Hammond Hospital and an Old Beaufort Cemetery

A significant part of the Beaufort waterfront from 1851 until 1879 was the Atlantic Hotel, first known as the Atlantic House. 

Gray’s 1880 New Map of Beaufort, shows "Atlantic Hotel Lot" on the waterfront between Pollock and Marsh Streets. Today that block includes the Beaufort Post Office (Beaufort Town Hall) along with the Duncan, Jones and Wheatley Houses.

Gray's 1880 Map
In April 1862, Josiah Pender's Atlantic House Hotel became Hammond General Hospital.

In her 1991 book The Atlantic Hotel, Virginia Pou Doughton wrote, "When the hotel was taken over by the Federal troops, according to Doughton, the War Department requested seven Sisters of Mercy chosen from St. Catherine’s Convent in New York. They were ordered to proceed to Beaufort and were accompanied by physician Dr. John Upham. At the time of their arrival there were many sick and wounded soldiers in the hotel. “The conditions were deplorable; blood and filth covered the whole structure.” The Sisters were soon put in charge, getting rid of the barefoot overseer whose “hair was matted and his scraggly beard stained with tobacco juice….constantly sitting in a wheelbarrow near the door…with a huge bunch of keys dangling from his belt.” The Sisters “performed miracles in cleaning up this filthy, foul-smelling, vermin-ridden building into the clean and sanitary Hammond Hospital. The hospital closed in the fall of 1862."

 ____________________________________

In March 1862, James Rumley, clerk of court in Beaufort, Carteret County, wrote in his DIARY,

"All communication between Beaufort and Fort Macon is cut off. The first act of the professed Union savers, upon their entrance into the town, was the seizure of a vacant private dwelling house belonging to a widow residing in the town, a barrack for their soldiers. Without ascertaining from the owner whether they could get the keys or not, they broke open the door, took possession of the premises, and hoisted the United States flag over the roof of the house.....

"The next act of outrage upon private rights, was the seizure of the Atlantic Hotel in Beaufort, the property of Capt. Pender. In this building was a great deal of valuable furniture. Capt. Pender was absent on private business. Mrs. Pender had lately died. The building was occupied by a lady who remained there in charge of three of Mrs. Pender's children, infants of tender years. The building was entered by officers, soldiers and negroes and robbed of all its most valuable furniture which was carried off....."
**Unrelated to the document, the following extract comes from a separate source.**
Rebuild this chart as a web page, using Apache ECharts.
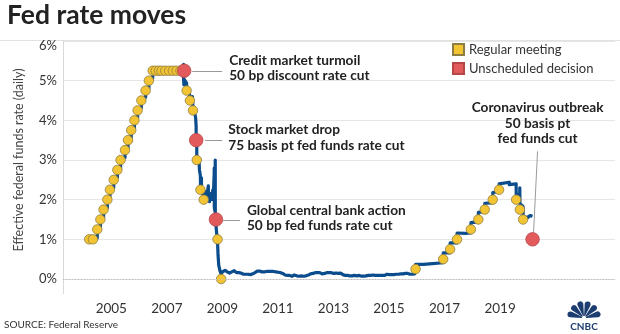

In May 1864, Rumley again wrote of the U.S. hospital, "A frightful mortality prevails among the unfortunate women and children who fled to this place on the evacuation of Washington [NC]. Every morning, for a fortnight past, from four to six corpses could be seen in the dead house at the U.S. Hospital (formerly the Pender Hotel) where three or four hundred of these unhappy exiles have been crowded together. Grave diggers and coffin makers are constantly at work. Measles and pneumonia are the chief diseases."  

_____________________________________

In Beaufort's African-American History and Architecture, historic preservation consultant Peter B. Sandbeck wrote, “Beaufort’s importance as a center for former slaves grew and by 1865 the town was home to 3,245 refugees, making it North Carolina’s second largest center behind New Bern. The refugee camp seems to have been known as “Union Town,” a name which continued to be used to describe the town’s black section until at least the late nineteenth century. Several elderly residents still relate the tradition that there is a Union burying ground located in the heart of the “Union Town” neighborhood, at the southeast corner of Pine and Marsh streets, used as a cemetery for the soldiers who died at Hammond Hospital located in the old Front Street House hotel on Front Street.”

______________________________________

In Beaufort by the Sea, Memories of a Lifetime, Neal Willis (1917-2004) wrote, “There was a cemetery on the corner of Pine and Marsh Streets. It was a corner lot, grown up with tall weeds and small scrub oak trees. There was an old wooden fence around it and we could see headstones inside. Most were wood. I passed there many times when I was growing up. We all thought it was an old burying ground for colored people. It was news to me when I read in the newspaper that it was used for burial of Confederate soldiers.” Any signs of this cemetery have nearly disappeared.